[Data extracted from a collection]
=-=-=-=-=

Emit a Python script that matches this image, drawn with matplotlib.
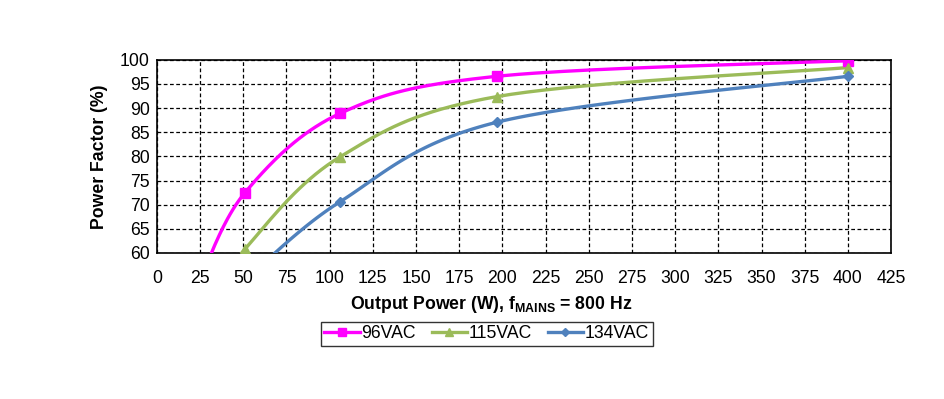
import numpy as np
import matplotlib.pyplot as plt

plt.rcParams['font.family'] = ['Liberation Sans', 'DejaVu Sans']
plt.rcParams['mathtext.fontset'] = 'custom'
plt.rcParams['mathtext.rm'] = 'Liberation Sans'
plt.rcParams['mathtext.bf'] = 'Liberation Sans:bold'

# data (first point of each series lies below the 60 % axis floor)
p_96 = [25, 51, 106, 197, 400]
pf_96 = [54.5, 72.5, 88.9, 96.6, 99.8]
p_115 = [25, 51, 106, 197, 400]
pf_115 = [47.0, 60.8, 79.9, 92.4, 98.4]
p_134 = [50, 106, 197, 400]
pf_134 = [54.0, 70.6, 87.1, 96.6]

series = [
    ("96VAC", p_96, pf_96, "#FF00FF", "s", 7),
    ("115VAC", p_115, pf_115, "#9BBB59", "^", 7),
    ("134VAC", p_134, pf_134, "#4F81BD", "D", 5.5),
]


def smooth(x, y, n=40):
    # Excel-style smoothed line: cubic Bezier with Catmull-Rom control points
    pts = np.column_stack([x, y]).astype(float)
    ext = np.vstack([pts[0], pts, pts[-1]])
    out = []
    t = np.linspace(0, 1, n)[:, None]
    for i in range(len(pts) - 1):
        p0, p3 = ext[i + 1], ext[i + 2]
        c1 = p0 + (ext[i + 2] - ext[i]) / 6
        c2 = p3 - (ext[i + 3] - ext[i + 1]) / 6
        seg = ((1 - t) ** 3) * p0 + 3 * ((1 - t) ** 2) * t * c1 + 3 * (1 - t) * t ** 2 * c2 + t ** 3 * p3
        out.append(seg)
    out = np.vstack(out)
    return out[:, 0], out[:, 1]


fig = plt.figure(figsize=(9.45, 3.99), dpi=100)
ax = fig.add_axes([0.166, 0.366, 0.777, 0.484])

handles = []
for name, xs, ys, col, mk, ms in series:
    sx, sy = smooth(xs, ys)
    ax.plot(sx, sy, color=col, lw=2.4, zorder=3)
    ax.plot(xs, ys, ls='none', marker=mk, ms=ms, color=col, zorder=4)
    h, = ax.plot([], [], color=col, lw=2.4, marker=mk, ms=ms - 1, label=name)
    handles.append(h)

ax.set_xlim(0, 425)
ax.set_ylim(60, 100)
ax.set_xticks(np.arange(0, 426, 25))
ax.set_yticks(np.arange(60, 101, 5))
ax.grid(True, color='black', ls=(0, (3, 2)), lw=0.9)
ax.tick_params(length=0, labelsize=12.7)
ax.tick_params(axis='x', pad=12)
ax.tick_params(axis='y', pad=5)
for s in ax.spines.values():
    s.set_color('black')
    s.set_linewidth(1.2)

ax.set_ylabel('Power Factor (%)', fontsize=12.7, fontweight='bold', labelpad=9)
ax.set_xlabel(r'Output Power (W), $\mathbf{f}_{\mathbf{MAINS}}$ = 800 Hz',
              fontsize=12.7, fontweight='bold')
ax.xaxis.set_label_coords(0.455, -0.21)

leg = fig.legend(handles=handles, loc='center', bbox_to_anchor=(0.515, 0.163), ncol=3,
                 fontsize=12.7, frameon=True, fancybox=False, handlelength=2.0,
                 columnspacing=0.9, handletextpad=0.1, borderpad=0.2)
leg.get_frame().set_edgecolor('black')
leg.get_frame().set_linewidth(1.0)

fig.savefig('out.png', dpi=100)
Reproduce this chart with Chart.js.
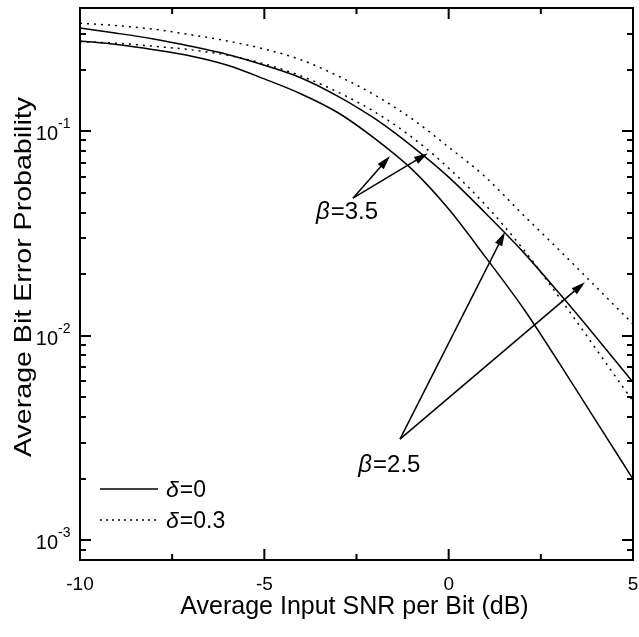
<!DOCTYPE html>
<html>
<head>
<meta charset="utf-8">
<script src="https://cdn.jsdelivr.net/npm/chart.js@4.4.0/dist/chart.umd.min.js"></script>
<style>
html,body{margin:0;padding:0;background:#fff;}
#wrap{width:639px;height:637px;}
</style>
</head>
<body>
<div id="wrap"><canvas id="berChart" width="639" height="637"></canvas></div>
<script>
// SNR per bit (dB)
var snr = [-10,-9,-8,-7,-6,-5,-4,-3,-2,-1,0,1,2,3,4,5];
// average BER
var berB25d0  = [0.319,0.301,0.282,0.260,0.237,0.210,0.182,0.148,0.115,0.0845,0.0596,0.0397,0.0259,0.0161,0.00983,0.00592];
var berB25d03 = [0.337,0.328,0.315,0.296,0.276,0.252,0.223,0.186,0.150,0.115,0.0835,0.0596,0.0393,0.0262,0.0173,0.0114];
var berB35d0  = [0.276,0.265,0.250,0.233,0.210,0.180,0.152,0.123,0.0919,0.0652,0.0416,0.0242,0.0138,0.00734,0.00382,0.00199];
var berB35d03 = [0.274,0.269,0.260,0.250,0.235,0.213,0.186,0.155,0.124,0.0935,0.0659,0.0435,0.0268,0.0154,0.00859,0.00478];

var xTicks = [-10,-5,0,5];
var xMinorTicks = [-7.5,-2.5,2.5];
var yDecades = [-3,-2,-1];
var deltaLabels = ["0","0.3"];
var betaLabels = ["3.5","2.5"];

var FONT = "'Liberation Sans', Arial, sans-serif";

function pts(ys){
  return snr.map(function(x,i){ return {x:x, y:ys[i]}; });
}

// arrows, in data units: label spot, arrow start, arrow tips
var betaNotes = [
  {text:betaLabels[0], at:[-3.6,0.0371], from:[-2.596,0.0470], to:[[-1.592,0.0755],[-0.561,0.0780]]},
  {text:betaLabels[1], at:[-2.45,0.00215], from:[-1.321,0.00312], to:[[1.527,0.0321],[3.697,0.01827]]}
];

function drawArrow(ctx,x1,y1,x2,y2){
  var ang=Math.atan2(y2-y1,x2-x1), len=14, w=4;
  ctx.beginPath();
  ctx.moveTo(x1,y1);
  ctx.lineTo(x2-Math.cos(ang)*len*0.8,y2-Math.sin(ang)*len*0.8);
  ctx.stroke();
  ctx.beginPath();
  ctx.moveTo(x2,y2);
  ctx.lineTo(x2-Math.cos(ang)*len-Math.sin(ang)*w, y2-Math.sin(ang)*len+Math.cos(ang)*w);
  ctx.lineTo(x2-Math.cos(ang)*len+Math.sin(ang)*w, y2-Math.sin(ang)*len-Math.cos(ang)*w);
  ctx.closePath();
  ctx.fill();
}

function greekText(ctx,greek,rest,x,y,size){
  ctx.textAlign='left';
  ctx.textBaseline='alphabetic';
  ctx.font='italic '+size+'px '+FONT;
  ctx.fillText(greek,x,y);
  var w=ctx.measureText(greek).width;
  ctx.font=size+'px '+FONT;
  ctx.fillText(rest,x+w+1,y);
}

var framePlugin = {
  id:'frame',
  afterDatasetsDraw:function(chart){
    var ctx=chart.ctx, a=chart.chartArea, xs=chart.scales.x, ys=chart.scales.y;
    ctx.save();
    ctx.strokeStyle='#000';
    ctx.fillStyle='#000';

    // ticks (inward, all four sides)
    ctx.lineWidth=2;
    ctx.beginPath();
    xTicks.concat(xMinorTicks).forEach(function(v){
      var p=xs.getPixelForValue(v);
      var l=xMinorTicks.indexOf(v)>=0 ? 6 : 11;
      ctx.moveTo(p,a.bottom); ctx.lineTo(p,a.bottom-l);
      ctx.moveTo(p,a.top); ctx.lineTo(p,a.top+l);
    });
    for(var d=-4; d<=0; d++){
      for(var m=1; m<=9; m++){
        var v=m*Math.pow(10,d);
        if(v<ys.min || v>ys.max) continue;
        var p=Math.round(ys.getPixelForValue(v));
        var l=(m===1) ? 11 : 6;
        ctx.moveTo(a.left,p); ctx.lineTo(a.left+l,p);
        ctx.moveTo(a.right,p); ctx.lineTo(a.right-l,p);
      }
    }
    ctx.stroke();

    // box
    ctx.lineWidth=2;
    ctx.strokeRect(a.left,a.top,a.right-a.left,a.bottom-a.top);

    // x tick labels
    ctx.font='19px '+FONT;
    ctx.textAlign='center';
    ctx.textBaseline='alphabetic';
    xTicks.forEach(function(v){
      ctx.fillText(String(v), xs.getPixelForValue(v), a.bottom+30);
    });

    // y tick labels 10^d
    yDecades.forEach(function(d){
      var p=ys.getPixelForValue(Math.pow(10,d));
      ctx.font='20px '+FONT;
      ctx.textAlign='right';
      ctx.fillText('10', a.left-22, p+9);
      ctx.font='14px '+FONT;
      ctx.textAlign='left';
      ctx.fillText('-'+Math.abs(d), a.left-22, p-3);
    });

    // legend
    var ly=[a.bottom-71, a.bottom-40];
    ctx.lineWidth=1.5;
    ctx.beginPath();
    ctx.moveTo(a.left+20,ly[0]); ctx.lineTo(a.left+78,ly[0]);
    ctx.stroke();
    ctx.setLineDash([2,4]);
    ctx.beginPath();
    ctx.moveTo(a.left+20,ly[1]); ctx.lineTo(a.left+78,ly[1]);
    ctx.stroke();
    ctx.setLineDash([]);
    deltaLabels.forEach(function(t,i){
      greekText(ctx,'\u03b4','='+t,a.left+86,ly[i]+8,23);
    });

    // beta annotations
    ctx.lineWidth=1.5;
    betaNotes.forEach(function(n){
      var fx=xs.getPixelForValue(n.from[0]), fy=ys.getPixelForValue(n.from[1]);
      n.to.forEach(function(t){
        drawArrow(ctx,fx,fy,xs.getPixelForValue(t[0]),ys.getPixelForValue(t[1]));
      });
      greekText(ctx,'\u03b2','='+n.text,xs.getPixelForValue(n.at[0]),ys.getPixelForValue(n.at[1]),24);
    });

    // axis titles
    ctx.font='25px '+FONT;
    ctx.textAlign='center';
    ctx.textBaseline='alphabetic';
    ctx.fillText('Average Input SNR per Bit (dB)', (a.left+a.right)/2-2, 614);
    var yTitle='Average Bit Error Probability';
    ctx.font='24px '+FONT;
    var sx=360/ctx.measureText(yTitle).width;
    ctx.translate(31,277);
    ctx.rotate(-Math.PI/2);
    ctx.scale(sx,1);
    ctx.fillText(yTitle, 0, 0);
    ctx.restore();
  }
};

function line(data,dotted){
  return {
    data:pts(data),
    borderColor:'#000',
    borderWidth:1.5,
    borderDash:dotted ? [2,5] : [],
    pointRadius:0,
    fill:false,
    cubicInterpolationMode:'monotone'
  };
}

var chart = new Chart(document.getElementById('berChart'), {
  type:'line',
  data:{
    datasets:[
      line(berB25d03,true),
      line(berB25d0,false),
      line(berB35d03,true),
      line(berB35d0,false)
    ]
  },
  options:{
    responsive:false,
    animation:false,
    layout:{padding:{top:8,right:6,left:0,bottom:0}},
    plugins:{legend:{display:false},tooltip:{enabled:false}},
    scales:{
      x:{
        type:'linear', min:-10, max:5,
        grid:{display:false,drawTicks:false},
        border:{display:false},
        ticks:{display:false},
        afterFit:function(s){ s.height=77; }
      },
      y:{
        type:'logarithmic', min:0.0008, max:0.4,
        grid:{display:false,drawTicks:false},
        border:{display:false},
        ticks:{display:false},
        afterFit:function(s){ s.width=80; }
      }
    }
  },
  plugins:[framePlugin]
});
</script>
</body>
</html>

=-=-=-=-=

§ Task instructions
Write out exactly the opening lines of the data, stopping after the line that holds "plt.rcParams['mathtext.bf'] = 'Liberation". Exclude pictures.

§ Solution to this exercise
Emit a Python script that matches this image, drawn with matplotlib.
import numpy as np
import matplotlib.pyplot as plt

plt.rcParams['font.family'] = ['Liberation Sans', 'DejaVu Sans']
plt.rcParams['mathtext.fontset'] = 'custom'
plt.rcParams['mathtext.rm'] = 'Liberation Sans'
plt.rcParams['mathtext.bf'] = 'Liberation Sans:bold'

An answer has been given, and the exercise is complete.